1. Last Will & Testament
A will enables you to dictate how your property and assets will be distributed to beneficiaries following your death. It also gives you the opportunity to name an executor who will manage and settle your estate. If you have minor children or care for an adult with special needs, you can also appoint a guardian for them in your Will.
When someone dies without a Will, things can become complicated for their loved ones. The probate court will appoint an administrator to handle your estate, and may also appoint guardians for any dependents. Your assets will be distributed according to intestate succession laws, which means your property may not be distributed according to your wishes. The settling of your estate through the probate process can take significantly longer without a Will. If you already have a last Will and Testament, make sure to update it regularly, especially following divorce or the death of a spouse or other loved one.
2. Living Trust
Alternatively known either as a “Revocable Trust” or “Irrevocable Trust,” a Living Trust is a separate legal entity that is created to hold assets. Typically, this is done to prevent these assets from going through probate, to decrease tax liability, and/or for personal or family reasons. If the Living Trust is “revocable,” you can change the trust terms, transfer property in and out of the trust, or end the trust altogether while you are alive. Upon your death, the named trustee may continue to administer the assets in the trust, or terminate the trust, depending on your Trust instructions.
3. Advance Medical Directive
Also known as a living will, an “Advance Health care” Directive allows you to specify your wishes for end-of-life decisions such as CPR, life support, and organ donation. Unexpected illness or incapacitation means that your family may have to make medical decisions without knowing what you would have wanted. This can lead to unnecessary conflict and emotional distress for your loved ones, and may even result in them making decisions that do not align with your wishes and values. It also ensures that medical providers will follow your wishes in determining the kinds of medical treatment you receive. In the age of COVID-19, Advance Health Care are more important than ever.

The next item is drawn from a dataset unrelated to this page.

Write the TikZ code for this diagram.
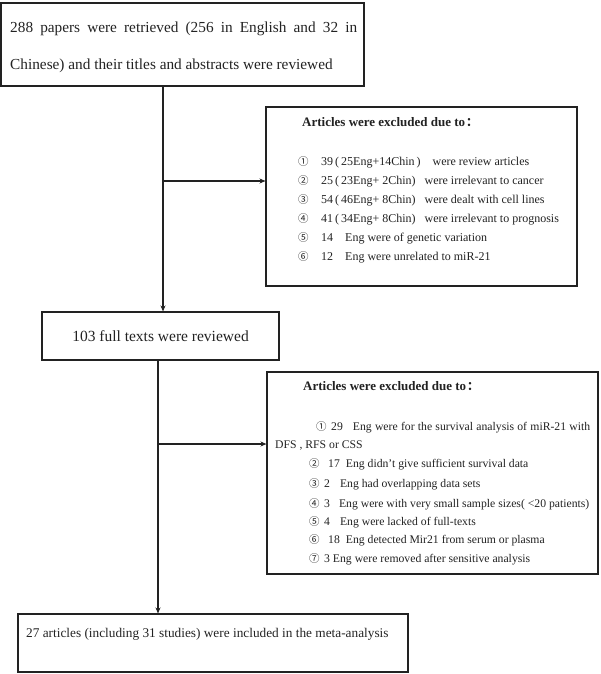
\documentclass[tikz,border=0pt]{standalone}
\usepackage{fontspec}
\setmainfont{Liberation Serif}
\newfontfamily\cjkfont{Noto Sans CJK SC}
\usetikzlibrary{arrows.meta}
\definecolor{ink}{HTML}{222222}
\newcommand{\cn}[1]{{\cjkfont\fontsize{10.5}{12}\selectfont #1}}
\tikzset{
  box/.style={draw=ink, line width=1.1pt, inner sep=0pt},
  txt/.style={anchor=base west, inner sep=0pt, text=ink},
  bigtxt/.style={txt, font=\fontsize{15.3}{18}\selectfont},
  itemA/.style={txt, font=\fontsize{12}{14}\selectfont},
  itemB/.style={txt, font=\fontsize{11.7}{14}\selectfont},
  ttl/.style={txt, font=\fontsize{13}{15}\selectfont\bfseries},
  ln/.style={draw=ink, line width=1.1pt},
  arr/.style={ln, -{Stealth[length=6pt,width=5pt]}}
}
\begin{document}
\begin{tikzpicture}[x=1pt,y=-1pt]
\useasboundingbox (0,0) rectangle (600,674);
% boxes
\node[box, minimum width=363pt, minimum height=83pt] (b1) at (182.5,44.5) {};
\node[box, minimum width=311pt, minimum height=179pt] (b2) at (421.5,196.5) {};
\node[box, minimum width=237pt, minimum height=48pt] (b3) at (160.5,336) {};
\node[box, minimum width=331pt, minimum height=202pt] (b4) at (432.5,473) {};
\node[box, minimum width=390pt, minimum height=58pt] (b5) at (213,643) {};
% box 1 text
\node[bigtxt] (t1a) at (10,33) {\makebox[347pt][s]{288 papers were retrieved (256 in English and 32 in}};
\node[bigtxt] (t1b) at (10,70) {Chinese) and their titles and abstracts were reviewed};
% box 2 text
\node[ttl] (t2) at (302,126) {Articles were excluded due to\hspace{1pt}{\cjkfont\fontsize{12}{14}\selectfont ：}};
\node[itemA] (i1) at (298,165) {\makebox[23pt][l]{\cn{①}}39\,(\,25Eng+14Chin\,)\hspace{12pt}were review articles};
\node[itemA] (i2) at (298,184) {\makebox[23pt][l]{\cn{②}}25\,(\,23Eng+ 2Chin)\hspace{9pt}were irrelevant to cancer};
\node[itemA] (i3) at (298,203) {\makebox[23pt][l]{\cn{③}}54\,(\,46Eng+ 8Chin)\hspace{9pt}were dealt with cell lines};
\node[itemA] (i4) at (298,222) {\makebox[23pt][l]{\cn{④}}41\,(\,34Eng+ 8Chin)\hspace{9pt}were irrelevant to prognosis};
\node[itemA] (i5) at (298,241) {\makebox[23pt][l]{\cn{⑤}}14\hspace{12pt}Eng were of genetic variation};
\node[itemA] (i6) at (298,260) {\makebox[23pt][l]{\cn{⑥}}12\hspace{12pt}Eng were unrelated to miR-21};
% box 3 text
\node[text=ink, font=\fontsize{15.5}{18}\selectfont, inner sep=0pt] (t3) at (b3) {103 full texts were reviewed};
% box 4 text
\node[ttl] (t4) at (303,390) {Articles were excluded due to\hspace{1pt}{\cjkfont\fontsize{12}{14}\selectfont ：}};
\node[itemB] (j1) at (316,430) {\makebox[274pt][s]{\makebox[15pt][l]{\cn{①}}29\hspace{10pt}Eng were for the survival analysis of miR-21 with}};
\node[itemB] (j1b) at (275,448) {DFS , RFS or CSS};
\node[itemB] (j2) at (309,467) {\makebox[19pt][l]{\cn{②}}17\hspace{6pt}Eng didn't give sufficient survival data};
\node[itemB] (j3) at (309,487) {\makebox[15pt][l]{\cn{③}}2\hspace{10pt}Eng had overlapping data sets};
\node[itemB] (j4) at (309,507) {\makebox[15pt][l]{\cn{④}}3\hspace{9pt}Eng were with very small sample sizes( <20 patients)};
\node[itemB] (j5) at (309,525) {\makebox[15pt][l]{\cn{⑤}}4\hspace{10pt}Eng were lacked of full-texts};
\node[itemB] (j6) at (309,543) {\makebox[19pt][l]{\cn{⑥}}18\hspace{6pt}Eng detected Mir21 from serum or plasma};
\node[itemB] (j7) at (309,562) {\makebox[15pt][l]{\cn{⑦}}3 Eng were removed after sensitive analysis};
% box 5 text
\node[txt, font=\fontsize{13.3}{16}\selectfont] (t5) at (26,637) {27 articles (including 31 studies) were included in the meta-analysis};
% connectors
\coordinate (k1) at (163,181);
\coordinate (k2) at (158,444);
\draw[arr] (b1.south -| k1) -- (b3.north -| k1);
\draw[arr] (k1) -- (b2.west |- k1);
\draw[arr] (b3.south -| k2) -- (b5.north -| k2);
\draw[arr] (k2) -- (b4.west |- k2);
\end{tikzpicture}
\end{document}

4. Power of Attorney for Finances
Another important issue to address is who will take care of your financial matters if you become incapacitated. In a Power of Attorney for finances, you can name an agent who will handle tasks such as paying bills, managing bank and investment accounts, buying and selling real estate, stocks, bonds, and other assets, filing and paying taxes, and other financial matters. Appointing a person you trust to make these decisions is crucial. If you are uncertain about who to name as your agent, an attorney can provide an objective perspective on who may be the best person to handle your health care and/or finances if you are unable to do so.